Just wanted to add my support OP.
I don't often comment on relationship issues because everyone's is different and sometimes my own view is a bit skewed due to my own experiences in controlling relationships, however the alarm bells here were too loud to ignore.
It really seems like you are being set up for being "in the wrong" no matter what you do or say.
If you agree despite your discomfort in order to be "nice" he will wonder how far the "not minding" can be pushed - he can frame further boundary pushing by suggesting female solidarity "Now that you know her / have the bond of being female you must be able to see she's not a threat so it'll be okay if I do x, y or z with her on this day when you're not available..... what harm can it do? She's YOUR friend too" ......
If you say no and sick to your guns, there is the risk he will use it to justify having to sneak around behind your back, tell his pal what a controlling, jealous unreasonable woman you are and then say if an affair develops that he was pushed into it by your refusal to accommodate his "friendship".

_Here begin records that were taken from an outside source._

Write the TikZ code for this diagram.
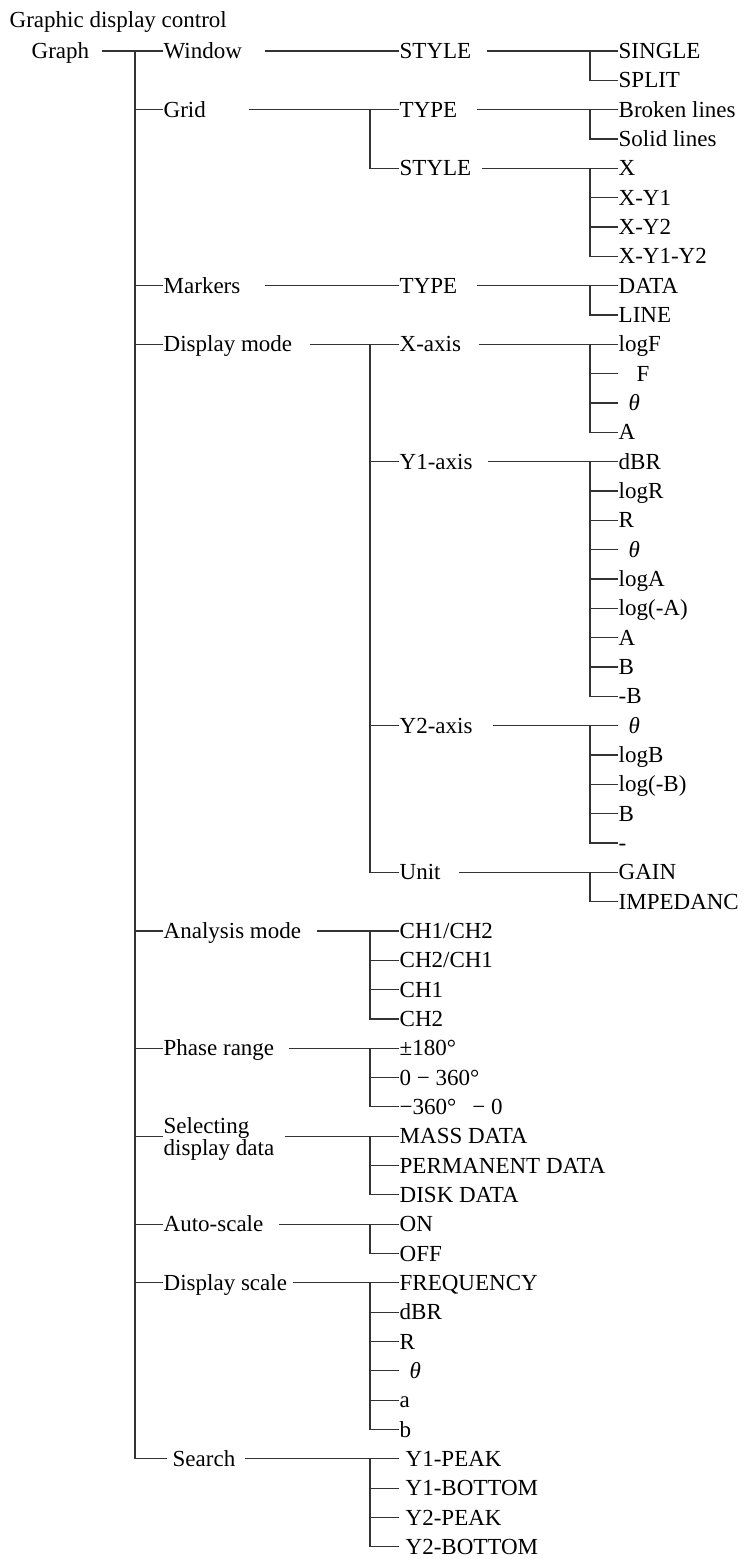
\documentclass[tikz,border=0pt]{standalone}
\usepackage{fontspec}
\setmainfont{Liberation Serif}

% row height of the menu tree
\newcommand{\rowy}[1]{51+29.33*(#1-1)}

\begin{document}
\begin{tikzpicture}[
        x=1pt, y=-1pt,
        txt/.style={anchor=west, inner xsep=0.5pt, inner ysep=0pt, font=\fontsize{23}{22}\selectfont},
        lab/.style={txt, text height=15pt, text depth=0pt},
        link/.style={draw=black!80, line width=1.2pt}
    ]

        \useasboundingbox (0,0) rectangle (744,1559);

        % Title and root
        \node[lab] (title) at (9,20) {Graphic display control};
        \node[lab] (graph) at (31,{\rowy{1}}) {Graph};
        \coordinate (bus) at (135,{\rowy{1}});

        % First level
        \node[lab] (win)    at (163,{\rowy{1}})  {Window};
        \node[lab] (grid)   at (163,{\rowy{3}})  {Grid};
        \node[lab] (mark)   at (163,{\rowy{9}})  {Markers};
        \node[lab] (dmode)  at (163,{\rowy{11}}) {Display mode};
        \node[lab] (amode)  at (163,{\rowy{31}}) {Analysis mode};
        \node[lab] (phase)  at (163,{\rowy{35}}) {Phase range};
        \node[txt, align=left] (sel) at (163,{\rowy{38}+3}) {Selecting\\display data};
        \node[lab] (auto)   at (163,{\rowy{41}}) {Auto-scale};
        \node[lab] (dscale) at (163,{\rowy{43}}) {Display scale};
        \node[lab] (search) at (172,{\rowy{49}}) {Search};

        \draw[link] ([xshift=12pt]graph.east) -- (win.west);
        \foreach \c in {grid,mark,dmode,amode,phase,auto,dscale}
            \draw[link] (bus) |- (\c.west);
        \draw[link] (bus) |- ([yshift=3pt]sel.west);
        \draw[link] (bus) |- ([xshift=-5pt]search.west);

        % Second level
        \node[lab] (wsty)  at (399,{\rowy{1}})  {STYLE};
        \node[lab] (gtype) at (399,{\rowy{3}})  {TYPE};
        \node[lab] (gsty)  at (399,{\rowy{5}})  {STYLE};
        \node[lab] (mtype) at (399,{\rowy{9}})  {TYPE};
        \node[lab] (xax)   at (399,{\rowy{11}}) {X-axis};
        \node[lab] (y1ax)  at (399,{\rowy{15}}) {Y1-axis};
        \node[lab] (y2ax)  at (399,{\rowy{24}}) {Y2-axis};
        \node[lab] (unit)  at (399,{\rowy{29}}) {Unit};

        \draw[link] ([xshift=22pt]win.east) -- (wsty.west);
        \draw[link] ([xshift=24pt]mark.east) -- (mtype.west);
        \coordinate (gbus) at (370,{\rowy{3}});
        \draw[link] ([xshift=42pt]grid.east) -- (gtype.west);
        \draw[link] (gbus) |- (gsty.west);
        \coordinate (dbus) at (370,{\rowy{11}});
        \draw[link] ([xshift=17pt]dmode.east) -- (xax.west);
        \foreach \c in {y1ax,y2ax,unit}
            \draw[link] (dbus) |- (\c.west);

        % Third level, buses at x=590
        \foreach \p/\g/\r in {wsty/15/1, gtype/19/3, gsty/10/5, mtype/19/9,
                xax/17/11, y1ax/15/15, y2ax/20/24, unit/18/29} {
            \coordinate (\p bus) at (590,{\rowy{\r}});
            \draw[link] ([xshift=\g pt]\p.east) -- (\p bus);
        }
        \foreach \p/\n/\r/\t in {
                wsty/single/1/SINGLE, wsty/split/2/SPLIT,
                gtype/broken/3/Broken lines, gtype/solid/4/Solid lines,
                gsty/sx/5/X, gsty/sxy/6/X-Y1, gsty/sxyy/7/X-Y2, gsty/sxyyy/8/X-Y1-Y2,
                mtype/data/9/DATA, mtype/line/10/LINE,
                xax/xlogf/11/logF, xax/xf/12/\hspace{18pt}F, xax/xth/13/\hspace{10pt}\textit{θ}, xax/xa/14/A,
                y1ax/adbr/15/dBR, y1ax/alogr/16/logR, y1ax/ar/17/R, y1ax/ath/18/\hspace{10pt}\textit{θ},
                y1ax/aloga/19/logA, y1ax/alogma/20/log(-A), y1ax/aa/21/A, y1ax/ab/22/B, y1ax/amb/23/-B,
                y2ax/bth/24/\hspace{10pt}\textit{θ}, y2ax/blogb/25/logB, y2ax/blogmb/26/log(-B),
                y2ax/bb/27/B, y2ax/bm/28/-,
                unit/gain/29/GAIN, unit/imp/30/IMPEDANC} {
            \node[lab] (\n) at (618,{\rowy{\r}}) {\t};
            \draw[link] (\p bus) |- (\n.west);
        }

        % Leaves of the lower groups, buses at x=370
        \foreach \p/\g/\r in {amode/15/31, phase/14/35, auto/15/41,
                dscale/5/43, search/9/49} {
            \coordinate (\p bus) at (370,{\rowy{\r}});
            \draw[link] ([xshift=\g pt]\p.east) -- (\p bus);
        }
        \coordinate (selbus) at (370,{\rowy{38}});
        \draw[link] ([xshift=10pt,yshift=3pt]sel.east) -- (selbus);
        \foreach \p/\n/\r/\t in {
                amode/ch12/31/{CH1/CH2}, amode/ch21/32/{CH2/CH1}, amode/cha/33/CH1, amode/chb/34/CH2,
                phase/pa/35/±180°, phase/pb/36/0 − 360°, phase/pc/37/−360°\hspace{16pt}− 0,
                sel/mass/38/MASS DATA, sel/perm/39/PERMANENT DATA, sel/disk/40/DISK DATA,
                auto/on/41/ON, auto/off/42/OFF,
                dscale/freq/43/FREQUENCY, dscale/sdbr/44/dBR, dscale/sr/45/R,
                dscale/sth/46/\hspace{10pt}\textit{θ}, dscale/sa/47/a, dscale/sb/48/b,
                search/ypa/49/\hspace{6pt}Y1-PEAK, search/yba/50/\hspace{6pt}Y1-BOTTOM,
                search/ypb/51/\hspace{6pt}Y2-PEAK, search/ybb/52/\hspace{6pt}Y2-BOTTOM} {
            \node[lab] (\n) at (399,{\rowy{\r}}) {\t};
            \draw[link] (\p bus) |- (\n.west);
        }

    \end{tikzpicture}
\end{document}
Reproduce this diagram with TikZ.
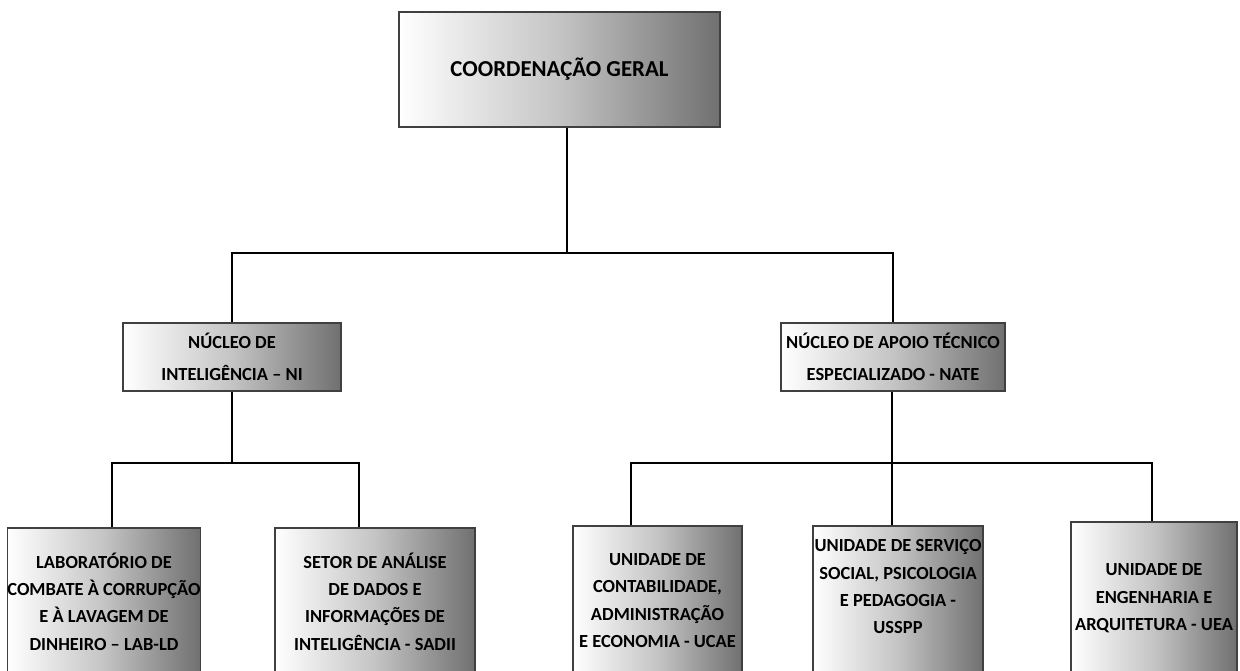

Another thing that strikes me here is a possible view of and enjoyment of the idea that he is a worthy prize to be fought over by two women who are both supposed to revere and admire him for his selfless, caring qualities. Maybe she has pursued him - maybe they have had chats which he has cherry picked things from to stroke his own ego - as he has taken your no as a yes, it appears he has a problem with actually hearing and accepting what a woman says because only his wants are important and he constructs his world view to justify them, even if its demonstrably false.
You say he seems desperate for this meet up - is it lockdown fever, or saviour complex, or a clever way to facilitate his desire?
I would love to ask this woman what has happened in their conversations to prompt this and whether she is as invested as he seems to be?
But he is the brick wall between any sort of honest communication in all this between you because he could accuse you of ganging up on him, misinterpreting his genuinely altruistic motives etc etc because "jealous women" "man hating etc etc".
So he's kicked open a hornet's nest and potentially exposed two women to the stings of male manipulation.
Just my thoughts and I really hope this gets resolved with the best outcome for you.